Translation, for those of you who went to public school (or graduated from IU):  If it doesn’t specifically say that the central government has the power to do something, then the central government lacks the power to do that one thing, and if that one thing is to be done, it is up to the states (or even the counties) to take care if it in their own way.

The Tenth Amendment reminds us of something implicit though crucial to Federalism.  Given that it is predicated on shared powers between the central government and the states, it compels its citizens to prioritize as to what government can effectively do nationally vs. locally.  Since one of the most basic jobs of government is to protect its citizens from theft and violence, that job on a state and county level amounts to “law and order,” while on the national level, it means providing for the national defense.  When it comes to “establish Post Offices and Post Roads” as is enumerated in Article I, Section 8, that means that it’s quite alright for the federal government to build national roads (interstates, anyone?) and post offices, but the states can build their own roads on their own dime, too.

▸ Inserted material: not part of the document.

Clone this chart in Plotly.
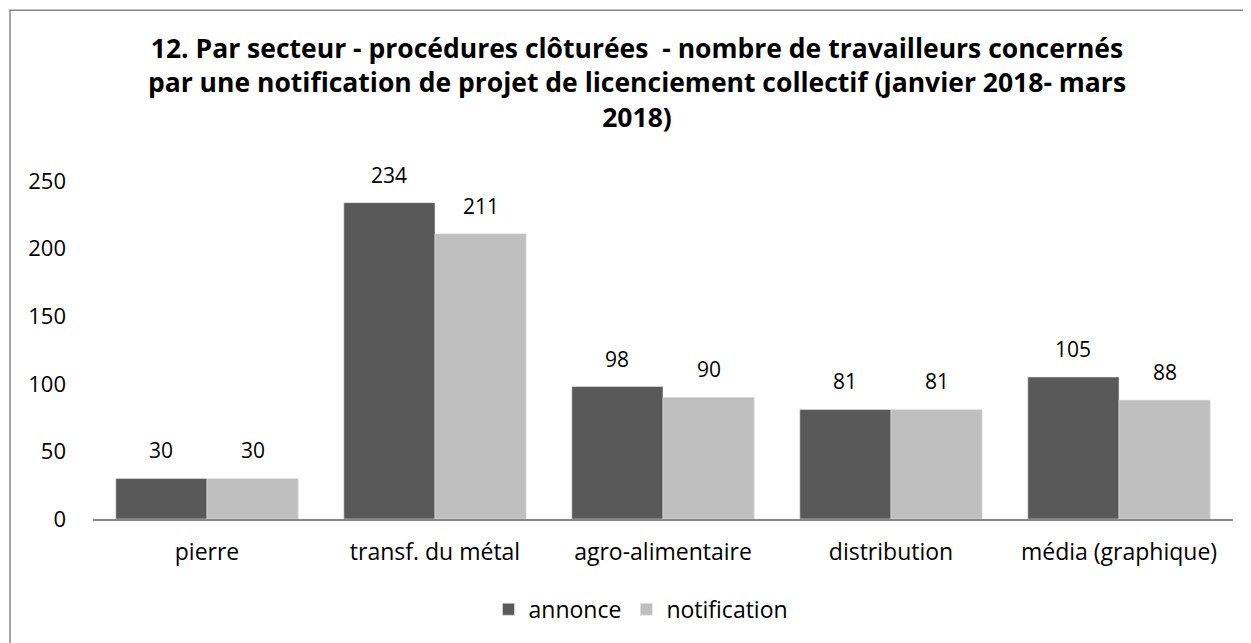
import plotly.graph_objects as go

categories = ["pierre", "transf. du métal", "agro-alimentaire", "distribution", "média (graphique)"]
annonce = [30, 234, 98, 81, 105]
notification = [30, 211, 90, 81, 88]
series_names = ["annonce", "notification"]
yticks = [0, 50, 100, 150, 200, 250]

FONT = "Open Sans"
colors = ["#595959", "#BFBFBF"]

# page body adds an 8px offset; figure is sized so its content lands on the reference spots
W, H = 1243, 635
L, R, T, B = 85, 18, 172.7, 123.5
PH = H - T - B
PW = W - L - R

fig = go.Figure()
for name, vals, col in zip(series_names, [annonce, notification], colors):
    fig.add_trace(go.Bar(
        x=categories, y=vals, name=name,
        marker=dict(color=col, line=dict(color="#E6E6E6", width=0.6)),
    ))

BAR_PX = PW / len(categories) * 0.4 / 2
for vals, shift in [(annonce, -BAR_PX), (notification, BAR_PX)]:
    for c, v in zip(categories, vals):
        fig.add_annotation(x=c, y=v, text=str(v), showarrow=False,
                           xshift=shift, yshift=28, yanchor="middle",
                           font=dict(family=FONT, size=21, color="#000"))

fig.add_shape(type="rect", xref="paper", yref="paper",
              x0=(2 - L) / PW, x1=(W + 60 - L) / PW,
              y0=(-(B + 60)) / PH, y1=(PH + T - 1.5) / PH,
              line=dict(color="#868686", width=1.5), fillcolor="rgba(0,0,0,0)", layer="below")

fig.update_layout(
    width=W, height=H,
    margin=dict(l=L, r=R, t=T, b=B, autoexpand=False),
    paper_bgcolor="white", plot_bgcolor="white",
    barmode="group", bargap=0.2, bargroupgap=0,
    title=dict(
        text="12. Par secteur - procédures clôturées  - nombre de travailleurs concernés<br>par une notification de projet de licenciement collectif (janvier 2018- mars<br>2018)",
        x=629 / W, xanchor="center", xref="container", y=1 - 50 / H, yanchor="middle",
        font=dict(family=FONT, size=26.5, color="#000", weight="bold"),
    ),
    font=dict(family=FONT, size=22, color="#000"),
    xaxis=dict(showline=True, linecolor="#868686", linewidth=2, showgrid=False,
               ticks="", ticklabelstandoff=11, tickfont=dict(size=23), automargin=False),
    yaxis=dict(range=[0, 250], tickvals=yticks, showgrid=False, zeroline=False,
               showline=False, ticks="", ticklabelstandoff=26, tickfont=dict(size=22),
               automargin=False),
    legend=dict(orientation="h", x=(633 - L) / PW, xanchor="center", y=-90.5 / PH, yanchor="middle",
                font=dict(size=23), itemwidth=30, traceorder="normal"),
    showlegend=True,
)

fig.write_html("out.html")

If ever We the People are to solve America’s current existential crisis of whether we are to perpetuate America as we know it, or to degenerate into another bloated welfare state like western Europe, the former cannot be achieved without the explicit acknowledgement of what Federalism is and why our Founding Fathers intended for the central government to remain strong enough to provide economic and military stability on a national level, but to leave the rest of the minutiae to the states.  It worked before, and shall work again.  As we are witnessing today, there can be no substitute.